Por fim, a 1 de março, para justificar o voto no Parlamento Europeu contra a resolução de condenação da invasão russa da Ucrânia, o PCP declarou em comunicado que “é necessário defender o diálogo e a paz, não o incremento da política e das medidas que estão na origem da escalada do conflito na Europa” (CULPA DA NATO). Claro que a resolução não servia, porque “ignora os atropelos aos princípios do direito internacional – dos quais tem uma visão seletiva, restritiva e instrumental – e as sucessivas decisões e provocações dos EUA, NATO e UE que levaram ao conflito na Ucrânia e precederam a intervenção militar da Rússia neste país; ignora o papel que EUA, NATO e UE tiveram no golpe de Estado de 2014 na Ucrânia, recorrendo a forças fascistas, que levou a profundas fraturas, perseguições e violência na Ucrânia e que se traduziu em 15 mil mortos neste país nos últimos sete anos” (tudo, como é bom de ver, CULPA DA NATO). Alguma condenação de Putin pelo arraso que, em violação das leis internacionais, estava a fazer na Ucrânia? Não contem com isso, porque a invasão foi apenas uma decorrência de outras malfeitorias: “O PCP condena o caminho de ingerência, de violência e de confrontação decorrente do golpe de Estado de 2014 promovido pelos EUA na Ucrânia, a que se seguiu a recente intervenção militar da Rússia [nunca uma invasão], e a que se acrescenta a intensificação da escalada belicista dos EUA, da NATO e da UE” (integralmente CULPA DA NATO).
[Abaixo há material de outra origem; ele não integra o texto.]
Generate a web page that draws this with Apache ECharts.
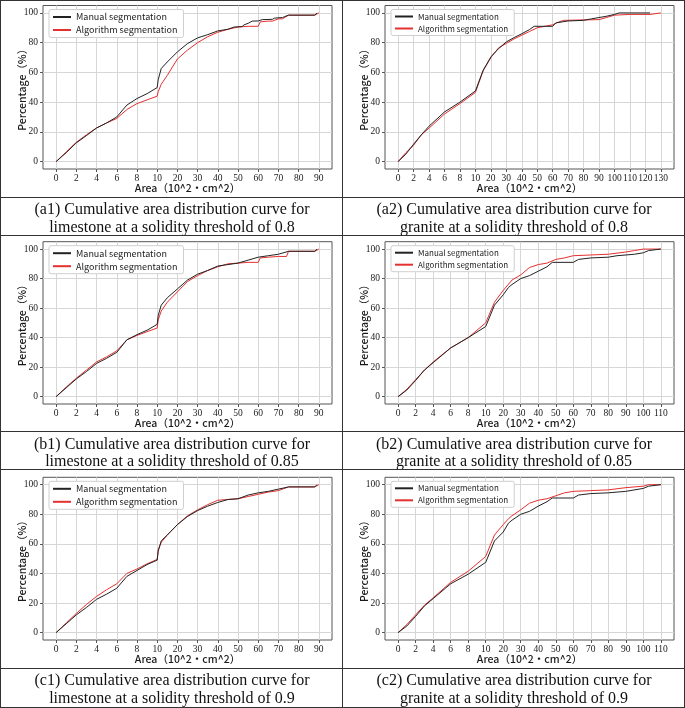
<!DOCTYPE html>
<html><head><meta charset="utf-8">
<script src="https://cdn.jsdelivr.net/npm/echarts@6/dist/echarts.min.js"></script>
<style>html,body{margin:0;padding:0;background:#fff}#c{width:685px;height:708px}</style>
</head><body><div id="c"></div>
<script>
// ---- tick labels ----
var ticks90 = [0,2,4,6,8,10,20,30,40,50,60,70,80,90];
var ticks110 = [0,2,4,6,8,10,20,30,40,50,60,70,80,90,100,110];
var ticks130 = [0,2,4,6,8,10,20,30,40,50,60,70,80,90,100,110,120,130];
var yTicks = [0,20,40,60,80,100];
var seriesNames = ['Manual segmentation','Algorithm segmentation'];
var xName = 'Area（10^2・cm^2）';
var yName = 'Percentage（%）';

// ---- (a1) limestone 0.8 ----
var a1ManualX = [0,1,2,3,4,5,6,7,8,9,10,10.5,12,15,20,25,30,35,40,45,48,52,53,55,57,60,62,67,68,72,73,75,88,89];
var a1ManualY = [0,6,12.6,17.5,22.6,26,30,38,42.4,45.7,49.8,55,62.6,67,73.8,79.4,83.2,85.4,87.9,89,90.5,90.8,92,93,94.5,94.6,95.5,95.7,96.5,96.9,97.5,98.5,98.5,100];
var a1AlgoX = [0,1,2,3,4,5,6,7,8,9,10,10.5,12,15,20,25,30,35,40,45,50,55,60,61,65,67,70,72,75,88,90];
var a1AlgoY = [0,6.5,13,18,22.6,26,29,35,39,41.5,44,47,52,58,69,75,80,84,87,89,90.5,91,91,94,94.5,94.5,96,96,98.5,98.5,100];
// ---- (a2) granite 0.8 ----
var a2ManualX = [0,1,2,3,4,6,8,10,15,20,23,25,30,35,40,45,48,60,62,70,80,85,95,100,103,123];
var a2ManualY = [0,5,11.7,18,23.8,33.4,40,47.5,61.4,70.4,73.8,76,80.5,83.4,86,88.8,91,91,93.3,94.6,95,96,97.8,99,100,100];
var a2AlgoX = [0,1,2,3,4,6,8,10,15,20,25,30,35,40,45,50,60,63,67,80,90,95,100,110,123,124,130];
var a2AlgoY = [0,6,11,18,22.5,32,39,46.5,61,70,76.5,79.5,82.5,85,87.5,90,92,93.5,95,95.3,95.5,97,98.5,99,99,100,100];
// ---- (b1) limestone 0.85 ----
var b1ManualX = [0,1,2,3,4,5,6,7,8,9,10,10.5,12,15,20,25,30,35,40,45,50,55,60,65,70,75,88,89];
var b1ManualY = [0,6,12,17,22.5,26,30,38.5,42,45,49,55,62,67,73,79,83,85.5,88.5,89.5,90.5,92.5,94.5,95.5,96.5,98.5,98.5,100];
var b1AlgoX = [0,1,2,3,4,5,6,7,8,9,10,10.5,12,15,20,25,30,35,40,45,50,55,60,61,65,70,74,75,88,90];
var b1AlgoY = [0,6.5,12.5,18,23.5,27,31,38.5,41.5,44,46.5,52,58,64,71,78,82,85.5,88,90,90.5,91,91,94,94.5,95,95,98.5,98.5,100];
// ---- (b2) granite 0.85 ----
var b2ManualX = [0,1,2,3,4,6,8,10,15,20,23,25,30,35,40,45,48,60,63,70,80,85,95,100,103,110];
var b2ManualY = [0,4.5,11,18,23,33,40,47.5,62,69,74,76,80,82,85,88,91,91,93,94,94.5,95.5,96.5,97.5,99,100];
var b2AlgoX = [0,1,2,3,4,6,8,10,15,20,25,30,35,40,45,50,55,60,70,80,90,95,100,110];
var b2AlgoY = [0,5,11.5,18,23.5,33,40,50,64,72,79,82.5,87.5,89.5,90.5,93,94,95.5,96,96.5,98,99,100,100];
// ---- (c1) limestone 0.9 ----
var c1ManualX = [0,1,2,3,4,5,6,7,8,9,10,10.5,12,15,20,25,30,35,40,45,50,55,60,65,70,75,88,89];
var c1ManualY = [0,6,12,17,22.5,26,30,38,42,46,49,55,62,66,73,78.5,82.5,85.5,88,90,90.5,93,94.5,95.5,97,98.5,98.5,100];
var c1AlgoX = [0,1,2,3,4,5,6,7,8,9,10,10.5,12,15,20,25,30,35,40,45,50,55,60,65,70,75,88,90];
var c1AlgoY = [0,6.5,13,19,24.5,29,33,40,43,46.5,49.5,56,61,66,73,79,83,86.5,89.5,90,90.5,92,93.5,95,96,98.5,98.5,100];
// ---- (c2) granite 0.9 ----
var c2ManualX = [0,1,2,3,4,6,8,10,15,20,23,25,30,35,40,45,48,60,63,70,80,90,100,103,110];
var c2ManualY = [0,4.5,11,18,23,33,39.5,47.5,62,68,74,76,80,82,85.5,88.5,91,91,93,94,94.5,95.5,97.5,99,100];
var c2AlgoX = [0,1,2,3,4,6,8,10,15,20,23,25,30,35,40,45,50,55,60,70,80,90,100,103,110];
var c2AlgoY = [0,5.5,12,18.5,23.5,34,41.5,51.5,66,73,77,79,83,87.5,89.5,90.5,92.5,94.5,95.5,96,96.5,98,99,100,100];

// ---- captions ----
var captionsA1 = ['(a1) Cumulative area distribution curve for','limestone at a solidity threshold of 0.8'];
var captionsA2 = ['(a2) Cumulative area distribution curve for','granite at a solidity threshold of 0.8'];
var captionsB1 = ['(b1) Cumulative area distribution curve for','limestone at a solidity threshold of 0.85'];
var captionsB2 = ['(b2) Cumulative area distribution curve for','granite at a solidity threshold of 0.85'];
var captionsC1 = ['(c1) Cumulative area distribution curve for','limestone at a solidity threshold of 0.9'];
var captionsC2 = ['(c2) Cumulative area distribution curve for','granite at a solidity threshold of 0.9'];

// piecewise axis: 0-10 step 2 and 10+ step 10 are equally spaced
function toPos(x){ return x <= 10 ? x / 2 : 5 + (x - 10) / 10; }
function fromPos(p){ var v = p <= 5 ? p * 2 : (p - 5) * 10 + 10; return String(Math.round(v)); }
function zip(xs, ys){ return xs.map(function(x,i){ return [toPos(x), ys[i]]; }); }

var panels = [
  {ticks:ticks90,  mx:a1ManualX, my:a1ManualY, ax:a1AlgoX, ay:a1AlgoY, left:43,  top:5.5,  h:163.5, legFont:9, cap:captionsA1, capY:[209.5,228]},
  {ticks:ticks130, mx:a2ManualX, my:a2ManualY, ax:a2AlgoX, ay:a2AlgoY, left:385, top:5.5,  h:163.5, legFont:8, cap:captionsA2, capY:[209.5,228]},
  {ticks:ticks90,  mx:b1ManualX, my:b1ManualY, ax:b1AlgoX, ay:b1AlgoY, left:43,  top:241.7,h:162.3, legFont:9, cap:captionsB1, capY:[445,462]},
  {ticks:ticks110, mx:b2ManualX, my:b2ManualY, ax:b2AlgoX, ay:b2AlgoY, left:385, top:241.7,h:162.3, legFont:8, cap:captionsB2, capY:[445,462]},
  {ticks:ticks90,  mx:c1ManualX, my:c1ManualY, ax:c1AlgoX, ay:c1AlgoY, left:43,  top:477.3,h:162.7, legFont:9, cap:captionsC1, capY:[681,698.5]},
  {ticks:ticks110, mx:c2ManualX, my:c2ManualY, ax:c2AlgoX, ay:c2AlgoY, left:385, top:477.3,h:162.7, legFont:8, cap:captionsC2, capY:[681,698.5]}
];

var MONO = '"Noto Sans CJK SC", "DejaVu Sans", sans-serif';
var SERIF = '"Liberation Serif", "DejaVu Serif", serif';
var grids = [], xAxes = [], yAxes = [], series = [], legends = [], graphics = [];

panels.forEach(function(p, i){
  var n = p.ticks.length - 1;
  var marg = n * 0.05;
  grids.push({left:p.left, top:p.top, width:289, height:p.h, show:true, borderColor:'#555', borderWidth:1, backgroundColor:'#fff', containLabel:false});
  var tp = p.ticks.map(toPos);
  xAxes.push({
    gridIndex:i, type:'value', min:-marg, max:n + marg,
    axisLine:{show:false, onZero:false},
    axisTick:{show:true, length:3, customValues:tp, lineStyle:{color:'#555'}},
    axisLabel:{customValues:tp, formatter:function(v){ return fromPos(v); }, fontFamily:SERIF, fontSize:9.5, color:'#1a1a1a', margin:4, interval:0, hideOverlap:false},
    splitLine:{show:true, lineStyle:{color:'#d6d6d6', width:1}},
    name:xName, nameLocation:'middle', nameGap:14, nameMoveOverlap:false,
    nameTextStyle:{fontFamily:MONO, fontSize:10.5, color:'#1a1a1a', fontWeight:500}
  });
  yAxes.push({
    gridIndex:i, type:'value', min:-5, max:105,
    axisLine:{show:false, onZero:false},
    axisTick:{show:true, length:3, customValues:yTicks, lineStyle:{color:'#555'}},
    axisLabel:{customValues:yTicks, fontFamily:SERIF, fontSize:9.5, color:'#1a1a1a', margin:5},
    splitLine:{show:true, lineStyle:{color:'#d6d6d6', width:1}},
    name:yName, nameLocation:'middle', nameGap:16, nameMoveOverlap:false,
    nameTextStyle:{fontFamily:MONO, fontSize:10.5, color:'#1a1a1a', fontWeight:500}
  });
  series.push({name:seriesNames[0], type:'line', xAxisIndex:i, yAxisIndex:i, data:zip(p.mx, p.my), symbol:'none', z:3,
    lineStyle:{color:'#222', width:1}, itemStyle:{color:'#222'}});
  series.push({name:seriesNames[1], type:'line', xAxisIndex:i, yAxisIndex:i, data:zip(p.ax, p.ay), symbol:'none', z:2,
    lineStyle:{color:'#e53030', width:1}, itemStyle:{color:'#e53030'}});
  legends.push({data:seriesNames, orient:'vertical', left:p.left + 6, top:p.top + 4, itemWidth:18, itemHeight:8, itemGap:4,
    padding:[3,6,3,3], backgroundColor:'#fff', borderColor:'#cfcfcf', borderWidth:1, borderRadius:2,
    itemStyle:{color:'transparent', borderColor:'transparent', borderWidth:0, opacity:0},
    textStyle:{fontFamily:MONO, fontSize:p.legFont, color:'#222'}, selectedMode:false});
  var cx = i % 2 === 0 ? 172 : 514;
  p.cap.forEach(function(t, k){
    graphics.push({type:'text', x:cx, y:p.capY[k], style:{text:t, textAlign:'center', textVerticalAlign:'middle', font:'16px ' + SERIF, fill:'#111'}});
  });
});

// table borders
var lineStyle = {stroke:'#333', lineWidth:1};
[0.5, 197.5, 235.5, 431.5, 469.5, 668.5, 707.5].forEach(function(y){
  graphics.push({type:'line', shape:{x1:0, y1:y, x2:685, y2:y}, style:lineStyle, z:100});
});
[0.5, 342.5, 684.5].forEach(function(x){
  graphics.push({type:'line', shape:{x1:x, y1:0, x2:x, y2:708}, style:lineStyle, z:100});
});

var chart = echarts.init(document.getElementById('c'));
chart.setOption({
  animation:false,
  grid:grids, xAxis:xAxes, yAxis:yAxes, series:series, legend:legends,
  graphic:graphics
});
</script></body></html>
Quanto à resolução do PE, inseriu-se numa “política de instigação [CULPA DA NATO] do confronto que só levará ao agravamento do conflito, à perda de mais vidas humanas, a maior sofrimento, com dramáticas consequências para os povos da Ucrânia e da Rússia, para os povos da Europa” (CULPA DA NATO, portanto).
Em resumo, o PCP tem andado todos estes dias a branquear o repugnante ato de pirataria de Putin, sem lhe dirigir uma única palavra de condenação. Que querem que vos diga mais?